As has been emphasized at the outset we live now at a time of great disciplinary mutation. The position of sociology in this situation of flux is not at all clear. However it can certainly be said that the theme of globalization has been the major site upon which these changes have been and continue to be wrought. Moreover, it seems very clear to the present authors that not merely has globalization been a field of study which has led to rapid disciplinary mutation, it has also resurrected the old question as to what Comte called the hierarchy of the sciences. We dare to reiterate that sociology was, so to say, in from the outset of the current interest in globalization and related issues. More accurately, the disciplines of sociology, anthropology and religious studies were particularly conspicuous in the rapid development of ‘the global paradigm.’ To be sure, it is only fair to say that other disciplines, or sub-disciplines, were working along lines similar to those which have been laid down during the last twenty-five years or so.
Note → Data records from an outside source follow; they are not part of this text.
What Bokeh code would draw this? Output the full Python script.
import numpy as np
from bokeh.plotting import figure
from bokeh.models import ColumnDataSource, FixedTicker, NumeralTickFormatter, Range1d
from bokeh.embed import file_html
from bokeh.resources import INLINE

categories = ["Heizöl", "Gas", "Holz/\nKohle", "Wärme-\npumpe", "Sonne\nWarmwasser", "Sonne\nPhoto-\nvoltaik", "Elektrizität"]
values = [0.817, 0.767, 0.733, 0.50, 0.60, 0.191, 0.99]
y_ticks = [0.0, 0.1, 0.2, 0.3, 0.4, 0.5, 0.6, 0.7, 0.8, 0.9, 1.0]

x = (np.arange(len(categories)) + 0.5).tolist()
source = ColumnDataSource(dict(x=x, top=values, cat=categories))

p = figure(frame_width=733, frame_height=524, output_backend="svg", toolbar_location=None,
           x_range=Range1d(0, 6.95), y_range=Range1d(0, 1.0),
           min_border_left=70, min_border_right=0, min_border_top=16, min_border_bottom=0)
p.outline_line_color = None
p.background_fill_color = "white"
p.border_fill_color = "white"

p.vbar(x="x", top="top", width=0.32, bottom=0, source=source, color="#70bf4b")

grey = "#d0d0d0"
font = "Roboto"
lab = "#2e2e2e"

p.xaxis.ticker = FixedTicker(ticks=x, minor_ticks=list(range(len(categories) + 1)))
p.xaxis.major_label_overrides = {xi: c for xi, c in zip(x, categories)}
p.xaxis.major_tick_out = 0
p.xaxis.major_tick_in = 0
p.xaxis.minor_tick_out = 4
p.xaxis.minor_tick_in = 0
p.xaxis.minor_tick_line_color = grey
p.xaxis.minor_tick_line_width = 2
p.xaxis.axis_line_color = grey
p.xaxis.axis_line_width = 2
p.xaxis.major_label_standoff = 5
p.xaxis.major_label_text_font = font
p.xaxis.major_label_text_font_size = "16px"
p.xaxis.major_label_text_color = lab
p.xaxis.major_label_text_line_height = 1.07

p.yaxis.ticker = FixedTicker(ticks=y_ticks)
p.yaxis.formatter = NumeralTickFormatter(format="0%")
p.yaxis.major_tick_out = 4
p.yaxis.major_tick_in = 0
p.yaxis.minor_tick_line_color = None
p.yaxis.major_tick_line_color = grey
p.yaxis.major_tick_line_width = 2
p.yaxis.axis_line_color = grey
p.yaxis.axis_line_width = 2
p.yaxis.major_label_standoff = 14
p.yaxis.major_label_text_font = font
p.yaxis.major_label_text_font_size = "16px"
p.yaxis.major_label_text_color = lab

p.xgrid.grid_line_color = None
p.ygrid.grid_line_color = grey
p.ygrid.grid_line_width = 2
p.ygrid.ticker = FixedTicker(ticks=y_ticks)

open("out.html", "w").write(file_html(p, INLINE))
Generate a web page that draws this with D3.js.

Nonetheless the question here has to be confronted as to the related matters concerning whether, on the one hand, we are passing through a stage of the reconstruction of the disciplines as we have canonically known them for the last hundred years or, on the other hand, we are participants in the demise of disciplinarity.

In either case it is here postulated that sociology has an increasingly significant role, even if that role may only be fuzzily demarcated. We conclude simply by stating that sociology, in whatever form, is at the fulcrum of the globalization debate. Moreover, this new type of sociology will undoubtedly transcend old issues concerning ‘value-neutrality,’ ‘objectivity’ or their opposites. We are now, as Bauman suggests, unavoidably participants in struggles about the way in which the world is becoming for-itself, as opposed to being merely in-itself.